Mexican Street Corn Salad with Black Beans
This Mexican Street Corn Salad with Black Beans is incredibly flavorful, filling, and can be stored in the refrigerator for several days.
It’s fantastic for summer potlucks or picnics, as it travels really easily, and serves as a great side dish for lots of different mains.
People always love to ask me what my favorite foods are to make, and even though it isn’t the “sexy answer” (I say this based on the looks of disappointment I always get, hah!), I really love making different types of flavorful salads.
I think a lot of people don’t get excited about salad because their mind may instantly go to the salad bar.
I get the whole “choose what you want” idea of the salad bar, with different types of lettuce, a selection of chopped ingredients, and all the standard dressings, but most salad bars aren’t that exciting. There aren’t any cohesively crafted themes to them.
(I wish they were).
This Mexican Street Corn Salad with Black Beans is a riff on one of the best foods ever, Mexican Street Corn.
If you’ve been wondering how to make Mexican street corn off the cob, this is it.
So, what exactly is Mexican Street Corn?
If you’ve never had it before, it’s a grilled ear of corn slathered in a mixture of Mexican crema, cotija cheese, chili powder, and cilantro.
It’s SO GOOD.
Here we’re taking most of those elements and turning it into an incredibly tasty salad.
I’ve played with this recipe enough to know that something else needs to be in the salad in addition to the corn.
I love adding black beans to add heartiness, and beans and corn are the best of friends in terms of flavor affinity.

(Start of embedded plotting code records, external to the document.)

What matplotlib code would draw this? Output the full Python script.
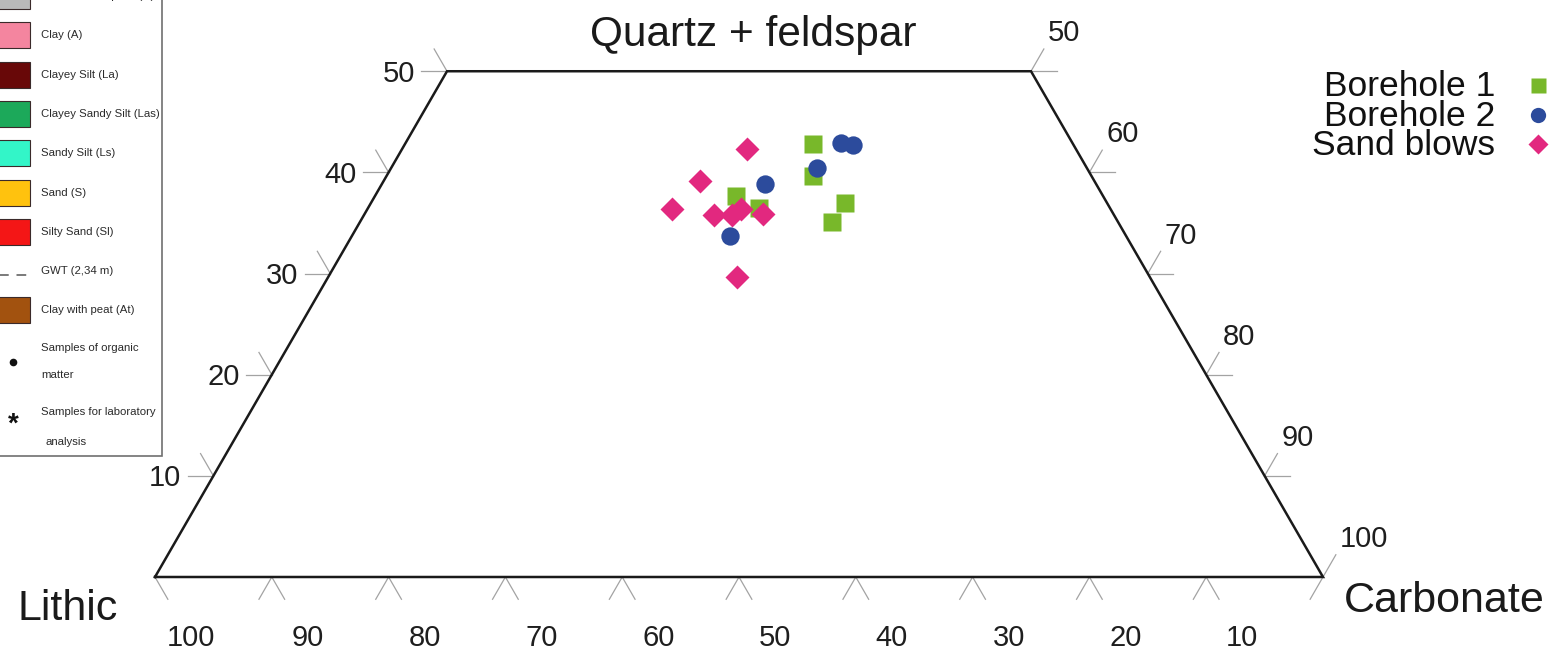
import numpy as np
import matplotlib
matplotlib.use("Agg")
import matplotlib.pyplot as plt
from matplotlib.patches import Rectangle

# ---------------- data (percent: Lithic, Quartz+feldspar, Carbonate) ----------------
bh1_lithic = [22.3, 23.9, 31.4, 30.0, 22.4, 24.5]
bh1_quartz = [42.8, 39.6, 37.7, 36.5, 37.0, 35.1]
bh1_carb = [34.9, 36.5, 30.9, 33.5, 40.6, 40.4]

bh2_lithic = [19.8, 18.9, 23.1, 28.3, 33.9]
bh2_quartz = [42.9, 42.7, 40.4, 38.9, 33.7]
bh2_carb = [37.3, 38.4, 36.5, 32.8, 32.4]

sb_lithic = [28.2, 33.8, 37.5, 34.2, 32.7, 31.6, 30.0, 35.3]
sb_quartz = [42.3, 39.1, 36.4, 35.8, 35.8, 36.4, 35.9, 29.7]
sb_carb = [29.5, 27.1, 26.1, 30.0, 31.5, 32.0, 34.1, 35.0]

series_names = ["Borehole 1", "Borehole 2", "Sand blows"]

left_ticks = [10, 20, 30, 40, 50]            # Quartz + feldspar
right_ticks = [50, 60, 70, 80, 90, 100]      # Carbonate
bottom_ticks = [100, 90, 80, 70, 60, 50, 40, 30, 20, 10]  # Lithic

legend_labels = ["Man-made deposit (R)", "Clay (A)", "Clayey Silt (La)",
                 "Clayey Sandy Silt (Las)", "Sandy Silt (Ls)", "Sand (S)",
                 "Silty Sand (Sl)", "GWT (2,34 m)", "Clay with peat (At)"]
legend_colors = ["#b9b9b9", "#f4859f", "#680808", "#1ca95a", "#33f5c8",
                 "#ffc20e", "#f41616", None, "#a2520f"]

# ---------------- helpers ----------------
S = np.sqrt(3) / 2


def tern(l, q, c):
    l, q, c = (np.asarray(v, float) for v in (l, q, c))
    tot = l + q + c
    q, c = q / tot * 100, c / tot * 100
    return c + q / 2, q * S


plt.rcParams['font.family'] = ['Liberation Sans', 'DejaVu Sans']

W, H = 1549, 650
fig = plt.figure(figsize=(W / 100, H / 100), dpi=100)
PX = 11.68
X0, Y0 = 155, 577
ax = fig.add_axes([0, 0, 1, 1])
ax.set_xlim(-X0 / PX, (W - X0) / PX)
ax.set_ylim(-(H - Y0) / PX, Y0 / PX)
ax.axis('off')

# outline (truncated at Quartz+feldspar = 50)
ox, oy = tern([100, 50, 0, 0, 100], [0, 50, 50, 0, 0], [0, 0, 50, 100, 0])
ax.plot(ox, oy, color='#1a1a1a', lw=1.8, solid_joinstyle='miter', zorder=3)

TL = 2.2
tick_kw = dict(color='#a3a3a3', lw=0.9, zorder=2)
up_left = np.array([-0.5, S])
up_right = np.array([0.5, S])
lab_kw = dict(textcoords='offset pixels', fontsize=21, color='#1e1e1e')

for q in left_ticks:
    x, y = tern(100 - q, q, 0)
    ax.plot([x, x - TL], [y, y], **tick_kw)
    ax.plot([x, x + TL * up_left[0]], [y, y + TL * up_left[1]], **tick_kw)
    ax.annotate(str(q), (x, y), xytext=(-32, -10.5), ha='right', va='baseline', **lab_kw)

for c in right_ticks:
    x, y = tern(0, 100 - c, c)
    if c < 100:
        ax.plot([x, x + TL], [y, y], **tick_kw)
    ax.plot([x, x + TL * up_right[0]], [y, y + TL * up_right[1]], **tick_kw)
    ax.annotate(str(c), (x, y), xytext=(17, 30), ha='left', va='baseline', **lab_kw)

for l in bottom_ticks + [0]:
    x, y = tern(l, 0, 100 - l)
    if l < 100:
        ax.plot([x, x - TL * up_right[0]], [y, y - TL * up_right[1]], **tick_kw)
    if l > 0:
        ax.plot([x, x - TL * up_left[0]], [y, y - TL * up_left[1]], **tick_kw)
    if l in bottom_ticks:
        ax.annotate(str(l), (x, y), xytext=(36, -68.5), ha='center', va='baseline', **lab_kw)

# data
c_green, c_blue, c_pink = '#78b82a', '#2c4b9c', '#e2287f'
x, y = tern(bh1_lithic, bh1_quartz, bh1_carb)
ax.plot(x, y, 's', ms=13.3, color=c_green, mec='none', zorder=5)
x, y = tern(sb_lithic, sb_quartz, sb_carb)
ax.plot(x, y, 'D', ms=12.2, color=c_pink, mec='none', zorder=6)
x, y = tern(bh2_lithic, bh2_quartz, bh2_carb)
ax.plot(x, y, 'o', ms=13.2, color=c_blue, mec='none', zorder=7)

# ---------------- overlay in pixel coordinates ----------------
ov = fig.add_axes([0, 0, 1, 1])
ov.set_xlim(0, W)
ov.set_ylim(H, 0)
ov.axis('off')
ov.patch.set_alpha(0)

ov.text(753, 46, "Quartz + feldspar", fontsize=30.5, ha='center', va='baseline', color='#1a1a1a')
ov.text(18, 620, "Lithic", fontsize=31, ha='left', va='baseline', color='#1a1a1a')
ov.text(1545, 612, "Carbonate", fontsize=31, ha='right', va='baseline', color='#1a1a1a')

# series legend (labels left of markers)
rows = [96, 125.5, 155]
mk = [('s', c_green, 10.8), ('o', c_blue, 11.0), ('D', c_pink, 10.6)]
for name, yb, (m, col, s) in zip(series_names, rows, mk):
    ov.text(1495, yb, name, fontsize=25.5, ha='right', va='baseline', color='#111111')
    ov.plot([1538], [yb - 11], m, ms=s, color=col, mec='none')

# lithology legend box (top-left)
lfs = 8.2
tcol = '#2a2a2a'
ov.add_patch(Rectangle((-5, -30), 167, 486, fill=False, ec='#707070', lw=1.2, zorder=1))
step = 39.3
for i, (lab, col) in enumerate(zip(legend_labels, legend_colors)):
    yc = -4 + i * step
    if col is None:
        ov.plot([-2, 30], [yc + 4, yc + 4], color='#7a7a7a', lw=1.4, ls=(0, (5, 4)))
    else:
        ov.add_patch(Rectangle((-3, yc - 13), 33, 26, fc=col, ec='#3a2a2a', lw=0.8))
    ov.text(41, yc, lab, fontsize=lfs, ha='left', va='center', color=tcol)

ov.plot([13], [362], 'o', ms=5.5, color='#111111', mec='none')
ov.text(41, 348, "Samples of organic", fontsize=lfs, ha='left', va='center', color=tcol)
ov.text(41, 375, "matter", fontsize=lfs, ha='left', va='center', color=tcol)
ov.text(13, 425, "*", fontsize=20, ha='center', va='center', color='#111111', fontweight='bold')
ov.text(41, 412, "Samples for laboratory", fontsize=lfs, ha='left', va='center', color=tcol)
ov.text(46, 442, "analysis", fontsize=lfs, ha='left', va='center', color=tcol)

fig.savefig('out.png', dpi=100)
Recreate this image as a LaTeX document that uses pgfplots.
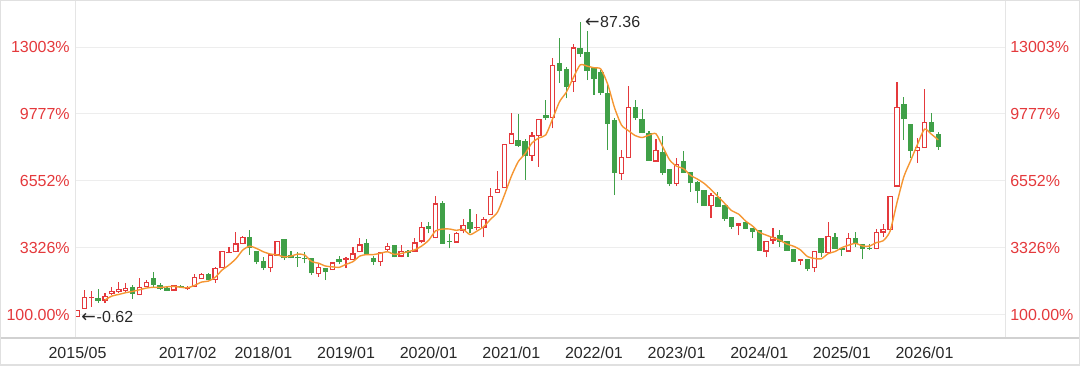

As far as what else goes with Mexican Street Corn, avocado is great, as is tomato. But if you’re adding those ingredients, the salad won’t keep for long as leftovers since the avocado will get brown, and the tomatoes will get mealy.
So if I’m making this for a party where I think there won’t be leftovers, I’ll add the avocado, but if I’m making this to keep on hand in the fridge, I’ll stick with the corn and black beans.
How to Make Mexican Corn Salad:
To get started, making the dressing.
Whisk to combine fresh lime juice, olive oil, mayonnaise, chipotle chile powder, salt, and black pepper:
If you have 10 minutes to spare, I recommend using homemade mayonnaise for the best flavor.
If you can find authentic Mexican crema to use instead of the mayonnaise, that is more traditional, but we’re using such a small amount that it doesn’t matter a whole lot.
The small dollop of mayonnaise in the dressing is just enough to add a tangy creaminess to the dressing, without giving the salad ingredients a milky coated look.
Next add the salad ingredients, which are corn kernels cut off the cob, black beans, crumbled cotija cheese, jalapeno, and cilantro:
Mexican street corn is typically grilled, but if you have a gas cooktop, there’s a hack to making mexican street corn without the grill.
Steam or boil the corn as you normally would, then turn the corn over an open flame for 1-2 minutes, until smoky and slightly charred on the outside.
If you taste it, you really get the smoky, nutty flavors that you normally would on the grill.
Toss all the salad ingredients together:
Try to let the salad sit for at least an hour, to let the flavors meld together.
Mexican Corn Salad
For the Salad:
- 1/4 cup freshly squeezed lime juice
- 2 tablespoons extra virgin olive oil
- 1 tablespoon mayonnaise
- 1/4 teaspoon ground chipotle chile powder
- 1/4 teaspoon salt
- 1/8 teaspoon freshly ground black pepper
- 4 ears fresh cooked corn on the cob, kernels cut off the cob (about 3 cups)*
- 15- ounce can black beans drained and rinsed well
- 1 bunch fresh cilantro chopped (1 cup)
- 4 oz Cotija cheese crumbled
- 1 jalapeno seeded and minced
- In a large bowl, whisk to combine the lime juice, olive oil, mayonnaise, chipotle chile powder, salt, and pepper.
- Add the corn kernels, black beans, cilantro, cotija cheese, and jalapeno, and mix well.
- Cover and refrigerate for at least one hour before serving, so the flavors can meld. Enjoy!
Nutrition is estimated using a food database and is only intended to be used as a guideline for informational purposes.